▸ Your instructions
Transcribe the listing in full, excluding any pictures.

▸ Source excerpt
* START *
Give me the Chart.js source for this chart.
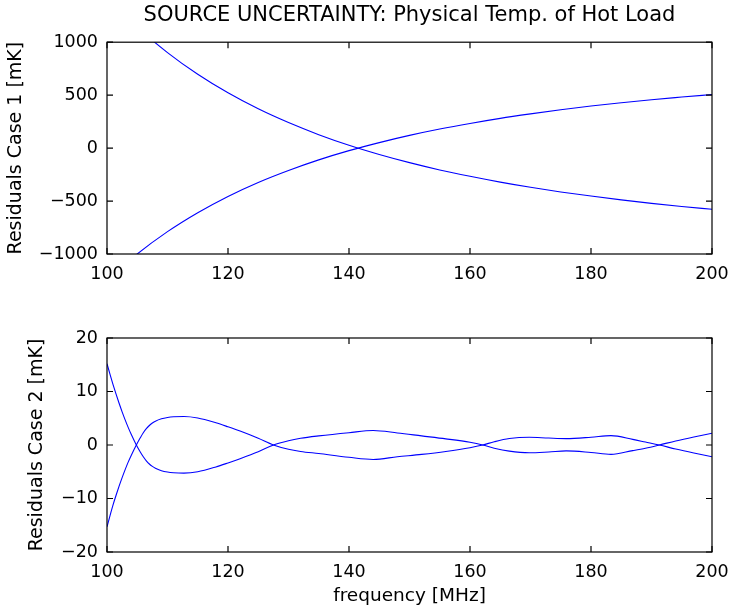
<!DOCTYPE html>
<html>
<head>
<meta charset="utf-8">
<script src="https://cdn.jsdelivr.net/npm/chart.js@4/dist/chart.umd.min.js"></script>
<style>
  html, body { margin: 0; padding: 0; background: #fff; }
  #wrap { position: relative; width: 734px; height: 609px; }
  canvas { position: absolute; left: 0; }
  #case1 { top: 0; }
  #case2 { top: 300px; }
</style>
</head>
<body>
<div id="wrap">
  <canvas id="case1" width="734" height="300"></canvas>
  <canvas id="case2" width="734" height="309"></canvas>
</div>
<script>
// values
const freqTop = [100, 105, 110, 115, 120, 125, 130, 135, 140, 145, 150,
                 155, 160, 165, 170, 175, 180, 185, 190, 195, 200];
const case1Down = [1430, 1143, 902, 697, 522, 371, 241, 127, 27, -60, -137,
                   -206, -266, -321, -370, -414, -453, -489, -522, -551, -578];
const case1Up = [-1250, -1000, -789, -610, -456, -324, -211, -111, -24, 52, 120,
                 180, 233, 281, 323, 362, 397, 428, 457, 482, 506];

const freqBottom = [100, 100.5, 101, 101.5, 102, 102.5, 103, 103.5, 104, 104.85,
                    105.5, 106, 106.5, 107, 107.5, 108, 109, 110, 111, 112.7,
                    115, 118, 120, 122, 125, 127.5, 130, 132, 135, 140,
                    144, 148, 152, 156, 160, 162.1, 164, 166.5, 169.8, 173,
                    175.9, 180, 183.3, 186.9, 189, 191.3, 194, 197, 200];
const case2High = [15.2, 13.2, 11.3, 9.5, 7.8, 6.2, 4.7, 3.3, 2.0, 0,
                   -1.3, -2.2, -2.95, -3.55, -4.0, -4.35, -4.8, -5.05, -5.18, -5.25,
                   -5.0, -4.1, -3.35, -2.55, -1.25, 0, 0.8, 1.25, 1.7, 2.3,
                   2.7, 2.25, 1.7, 1.15, 0.5, 0, -0.6, -1.15, -1.45, -1.3,
                   -1.1, -1.4, -1.75, -1.05, -0.6, 0, 0.75, 1.5, 2.2];
const case2Low = [-15.3, -13.2, -11.2, -9.4, -7.7, -6.1, -4.6, -3.2, -1.95, 0,
                  1.35, 2.3, 3.05, 3.65, 4.1, 4.45, 4.9, 5.15, 5.28, 5.33,
                  5.05, 4.15, 3.4, 2.6, 1.25, 0, -0.8, -1.2, -1.6, -2.3,
                  -2.7, -2.2, -1.75, -1.2, -0.5, 0, 0.6, 1.2, 1.45, 1.3,
                  1.2, 1.45, 1.75, 1.05, 0.55, 0, -0.75, -1.5, -2.2];

const xTicks = [100, 120, 140, 160, 180, 200];
const yTicksTop = [-1000, -500, 0, 500, 1000];
const yTicksBottom = [-20, -10, 0, 10, 20];

Chart.defaults.font.family = 'DejaVu Sans';
Chart.defaults.color = '#000';

const pts = (xs, ys) => xs.map((v, i) => ({ x: v, y: ys[i] }));
const minus = v => String(v).replace('-', '\u2212');

// box round the plot area with inward ticks on all four sides
const matlabBox = {
  id: 'matlabBox',
  afterDraw(chart) {
    const { ctx, chartArea: a, scales: { x, y } } = chart;
    const len = 6;
    ctx.save();
    ctx.strokeStyle = '#000';
    ctx.lineWidth = 1.2;
    ctx.beginPath();
    x.ticks.forEach(t => {
      const px = x.getPixelForValue(t.value);
      ctx.moveTo(px, a.bottom); ctx.lineTo(px, a.bottom - len);
      ctx.moveTo(px, a.top); ctx.lineTo(px, a.top + len);
    });
    y.ticks.forEach(t => {
      const py = y.getPixelForValue(t.value);
      ctx.moveTo(a.left, py); ctx.lineTo(a.left + len, py);
      ctx.moveTo(a.right, py); ctx.lineTo(a.right - len, py);
    });
    ctx.stroke();
    ctx.strokeRect(a.left, a.top, a.right - a.left, a.bottom - a.top);
    ctx.restore();
  }
};

function lineSet(data) {
  return {
    data: data,
    borderColor: '#0000ff',
    borderWidth: 1.1,
    pointRadius: 0,
    fill: false,
    cubicInterpolationMode: 'monotone'
  };
}

function makeOptions(cfg) {
  return {
    responsive: false,
    animation: false,
    devicePixelRatio: 1,
    layout: { padding: cfg.padding },
    plugins: {
      legend: { display: false },
      tooltip: { enabled: false },
      title: cfg.title
    },
    scales: {
      x: {
        type: 'linear',
        min: 100, max: 200,
        grid: { display: false, drawTicks: false },
        border: { display: false },
        afterBuildTicks: s => { s.ticks = xTicks.map(v => ({ value: v })); },
        ticks: { padding: 10, maxRotation: 0, font: { size: 17.5 }, callback: v => v },
        title: cfg.xTitle,
        afterFit: s => {
          s.height = cfg.xHeight;
          s.paddingLeft = 0;
          s.paddingRight = 0;
        }
      },
      y: {
        min: cfg.yTicks[0], max: cfg.yTicks[cfg.yTicks.length - 1],
        grid: { display: false, drawTicks: false },
        border: { display: false },
        afterBuildTicks: s => { s.ticks = cfg.yTicks.map(v => ({ value: v })); },
        ticks: { padding: 9, font: { size: 17.5 }, callback: minus },
        title: { display: true, text: cfg.yText, font: { size: 19 }, padding: { top: 5, bottom: 4 } },
        afterFit: s => {
          s.width = cfg.yWidth;
          s.paddingTop = 0;
          s.paddingBottom = 0;
        }
      }
    }
  };
}

new Chart(document.getElementById('case1'), {
  type: 'line',
  data: { datasets: [lineSet(pts(freqTop, case1Down)), lineSet(pts(freqTop, case1Up))] },
  options: makeOptions({
    padding: { left: 0, right: 22, top: 0, bottom: 0 },
    title: {
      display: true,
      fullSize: false,
      text: 'SOURCE UNCERTAINTY: Physical Temp. of Hot Load',
      font: { size: 21, weight: 'normal' },
      padding: { top: 3, bottom: 14 }
    },
    xTitle: { display: false },
    xHeight: 46,
    yTicks: yTicksTop,
    yText: 'Residuals Case 1 [mK]',
    yWidth: 107
  }),
  plugins: [matlabBox]
});

new Chart(document.getElementById('case2'), {
  type: 'line',
  data: { datasets: [lineSet(pts(freqBottom, case2High)), lineSet(pts(freqBottom, case2Low))] },
  options: makeOptions({
    padding: { left: 21, right: 22, top: 38, bottom: 0 },
    title: { display: false },
    xTitle: { display: true, text: 'frequency [MHz]', font: { size: 18.5 }, padding: { top: 0, bottom: 2 } },
    xHeight: 57,
    yTicks: yTicksBottom,
    yText: 'Residuals Case 2 [mK]',
    yWidth: 86
  }),
  plugins: [matlabBox]
});
</script>
</body>
</html>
* END *
▸ Response to the exercise
Give me the Chart.js source for this chart.
<!DOCTYPE html>
<html>
<head>
<meta charset="utf-8">
<script src="https://cdn.jsdelivr.net/npm/chart.js@4/dist/chart.umd.min.js"></script>
<style>
  html, body { margin: 0; padding: 0; background: #fff; }
  #wrap { position: relative; width: 734px; height: 609px; }
  canvas { position: absolute; left: 0; }
  #case1 { top: 0; }
  #case2 { top: 300px; }
</style>
</head>
<body>
<div id="wrap">
  <canvas id="case1" width="734" height="300"></canvas>
  <canvas id="case2" width="734" height="309"></canvas>
</div>
<script>
// values
const freqTop = [100, 105, 110, 115, 120, 125, 130, 135, 140, 145, 150,
                 155, 160, 165, 170, 175, 180, 185, 190, 195, 200];
const case1Down = [1430, 1143, 902, 697, 522, 371, 241, 127, 27, -60, -137,
                   -206, -266, -321, -370, -414, -453, -489, -522, -551, -578];
const case1Up = [-1250, -1000, -789, -610, -456, -324, -211, -111, -24, 52, 120,
                 180, 233, 281, 323, 362, 397, 428, 457, 482, 506];

const freqBottom = [100, 100.5, 101, 101.5, 102, 102.5, 103, 103.5, 104, 104.85,
                    105.5, 106, 106.5, 107, 107.5, 108, 109, 110, 111, 112.7,
                    115, 118, 120, 122, 125, 127.5, 130, 132, 135, 140,
                    144, 148, 152, 156, 160, 162.1, 164, 166.5, 169.8, 173,
                    175.9, 180, 183.3, 186.9, 189, 191.3, 194, 197, 200];
const case2High = [15.2, 13.2, 11.3, 9.5, 7.8, 6.2, 4.7, 3.3, 2.0, 0,
                   -1.3, -2.2, -2.95, -3.55, -4.0, -4.35, -4.8, -5.05, -5.18, -5.25,
                   -5.0, -4.1, -3.35, -2.55, -1.25, 0, 0.8, 1.25, 1.7, 2.3,
                   2.7, 2.25, 1.7, 1.15, 0.5, 0, -0.6, -1.15, -1.45, -1.3,
                   -1.1, -1.4, -1.75, -1.05, -0.6, 0, 0.75, 1.5, 2.2];
const case2Low = [-15.3, -13.2, -11.2, -9.4, -7.7, -6.1, -4.6, -3.2, -1.95, 0,
                  1.35, 2.3, 3.05, 3.65, 4.1, 4.45, 4.9, 5.15, 5.28, 5.33,
                  5.05, 4.15, 3.4, 2.6, 1.25, 0, -0.8, -1.2, -1.6, -2.3,
                  -2.7, -2.2, -1.75, -1.2, -0.5, 0, 0.6, 1.2, 1.45, 1.3,
                  1.2, 1.45, 1.75, 1.05, 0.55, 0, -0.75, -1.5, -2.2];

const xTicks = [100, 120, 140, 160, 180, 200];
const yTicksTop = [-1000, -500, 0, 500, 1000];
const yTicksBottom = [-20, -10, 0, 10, 20];

Chart.defaults.font.family = 'DejaVu Sans';
Chart.defaults.color = '#000';

const pts = (xs, ys) => xs.map((v, i) => ({ x: v, y: ys[i] }));
const minus = v => String(v).replace('-', '\u2212');

// box round the plot area with inward ticks on all four sides
const matlabBox = {
  id: 'matlabBox',
  afterDraw(chart) {
    const { ctx, chartArea: a, scales: { x, y } } = chart;
    const len = 6;
    ctx.save();
    ctx.strokeStyle = '#000';
    ctx.lineWidth = 1.2;
    ctx.beginPath();
    x.ticks.forEach(t => {
      const px = x.getPixelForValue(t.value);
      ctx.moveTo(px, a.bottom); ctx.lineTo(px, a.bottom - len);
      ctx.moveTo(px, a.top); ctx.lineTo(px, a.top + len);
    });
    y.ticks.forEach(t => {
      const py = y.getPixelForValue(t.value);
      ctx.moveTo(a.left, py); ctx.lineTo(a.left + len, py);
      ctx.moveTo(a.right, py); ctx.lineTo(a.right - len, py);
    });
    ctx.stroke();
    ctx.strokeRect(a.left, a.top, a.right - a.left, a.bottom - a.top);
    ctx.restore();
  }
};

function lineSet(data) {
  return {
    data: data,
    borderColor: '#0000ff',
    borderWidth: 1.1,
    pointRadius: 0,
    fill: false,
    cubicInterpolationMode: 'monotone'
  };
}

function makeOptions(cfg) {
  return {
    responsive: false,
    animation: false,
    devicePixelRatio: 1,
    layout: { padding: cfg.padding },
    plugins: {
      legend: { display: false },
      tooltip: { enabled: false },
      title: cfg.title
    },
    scales: {
      x: {
        type: 'linear',
        min: 100, max: 200,
        grid: { display: false, drawTicks: false },
        border: { display: false },
        afterBuildTicks: s => { s.ticks = xTicks.map(v => ({ value: v })); },
        ticks: { padding: 10, maxRotation: 0, font: { size: 17.5 }, callback: v => v },
        title: cfg.xTitle,
        afterFit: s => {
          s.height = cfg.xHeight;
          s.paddingLeft = 0;
          s.paddingRight = 0;
        }
      },
      y: {
        min: cfg.yTicks[0], max: cfg.yTicks[cfg.yTicks.length - 1],
        grid: { display: false, drawTicks: false },
        border: { display: false },
        afterBuildTicks: s => { s.ticks = cfg.yTicks.map(v => ({ value: v })); },
        ticks: { padding: 9, font: { size: 17.5 }, callback: minus },
        title: { display: true, text: cfg.yText, font: { size: 19 }, padding: { top: 5, bottom: 4 } },
        afterFit: s => {
          s.width = cfg.yWidth;
          s.paddingTop = 0;
          s.paddingBottom = 0;
        }
      }
    }
  };
}

new Chart(document.getElementById('case1'), {
  type: 'line',
  data: { datasets: [lineSet(pts(freqTop, case1Down)), lineSet(pts(freqTop, case1Up))] },
  options: makeOptions({
    padding: { left: 0, right: 22, top: 0, bottom: 0 },
    title: {
      display: true,
      fullSize: false,
      text: 'SOURCE UNCERTAINTY: Physical Temp. of Hot Load',
      font: { size: 21, weight: 'normal' },
      padding: { top: 3, bottom: 14 }
    },
    xTitle: { display: false },
    xHeight: 46,
    yTicks: yTicksTop,
    yText: 'Residuals Case 1 [mK]',
    yWidth: 107
  }),
  plugins: [matlabBox]
});

new Chart(document.getElementById('case2'), {
  type: 'line',
  data: { datasets: [lineSet(pts(freqBottom, case2High)), lineSet(pts(freqBottom, case2Low))] },
  options: makeOptions({
    padding: { left: 21, right: 22, top: 38, bottom: 0 },
    title: { display: false },
    xTitle: { display: true, text: 'frequency [MHz]', font: { size: 18.5 }, padding: { top: 0, bottom: 2 } },
    xHeight: 57,
    yTicks: yTicksBottom,
    yText: 'Residuals Case 2 [mK]',
    yWidth: 86
  }),
  plugins: [matlabBox]
});
</script>
</body>
</html>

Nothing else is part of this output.